Blog 11/20/2020 - The Big Guns of Tarawa

The Battle of Tarawa began today as the first U.S. offensive in the critical central Pacific during WWII. It would be the first time in the Pacific War that the U.S. forces would face serious Japanese opposition to an amphibious landing. The Japanese on Betio Island had a year to prepare their defensive positions. One of the surprises for the U.S. Navy & Marines were the Japanese four 8-inch guns that fired the opening rounds in the battle. As the invasion flotilla closed on the invasion beaches the fact remains that many USN Officers were unpleasantly surprised to experience major caliber near-misses bracketing the amphibious task force early on D-Day.

The island's four 8-inch guns opened fire provoking a gunnery duel soon developed as the main batteries on the battleships Colorado and Maryland commenced rapid counter-battery fire. The USN guns proved accurate, with several of the 16-inch shells finding their marks. One battleship shell penetrated one gun's ammunition storage bunker, setting off a huge explosion and fireball as the ordnance went off. Three of the four guns were knocked out in short order. One continued its intermittent, though inaccurate, fire through the second day as pre-landing USN carrier aircraft bombing raids may have damaged their fire control systems. The naval gunfire damage to the big guns left the approach to the lagoon open.

Colonel David Shoup, USMC who was the architect of the Operation Order stated emphatically that the 2d Marine Division was fully aware of the presence of 8-inch guns on Betio as early as mid-August 1943. However, the division intelligence annex to Shoup's operation order, updated just nine days before the landing, discounts that the main guns were likely to be as large as 8-inch, insisting instead that "they are probably not more than 6-inch." The firing on Betio had barely subsided before unsubstantiated claims began to appear in print that the four 8-inch naval rifles used on Tarawa had been captured from the British during the fall of Singapore. Many prominent historians unwittingly helped perpetuated this story, among them the highly respected Samuel Eliot Morison in his definitive 15 volume "History of United States Naval Operations in World War II." In 1977, British writer William H. Bartsch published the results of personally examining each of the four guns on Tarawa and found markings confirming their manufacture by Vickers, the British Ordnance Company.

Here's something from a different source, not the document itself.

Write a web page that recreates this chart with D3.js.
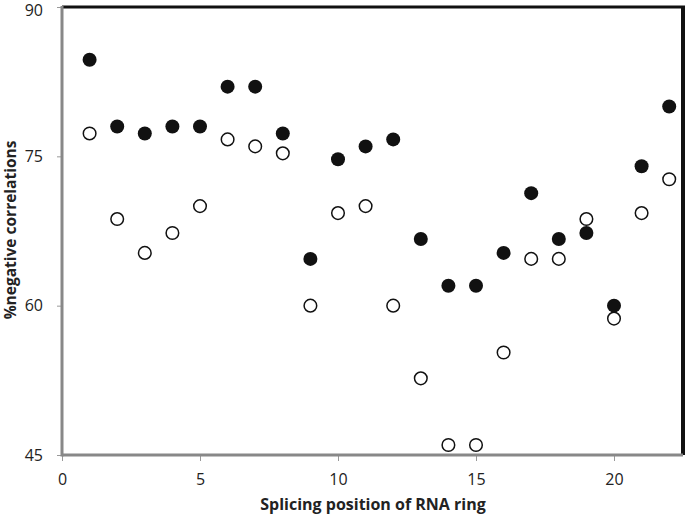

Under further investigation at the Imperial War Museum produced evidence that there were no 8-inch guns guarding the approaches of Singapore to be captured. The Vickers, Sons & Maxim Company records provided indicating the guns were part of a consignment of 12 8-inch guns sold in 1905 to the Japanese during the Russo-Japanese War. In truth, the guns at Tarawa came from a legitimate transaction with the British and not the conquest of Singapore in February 1942.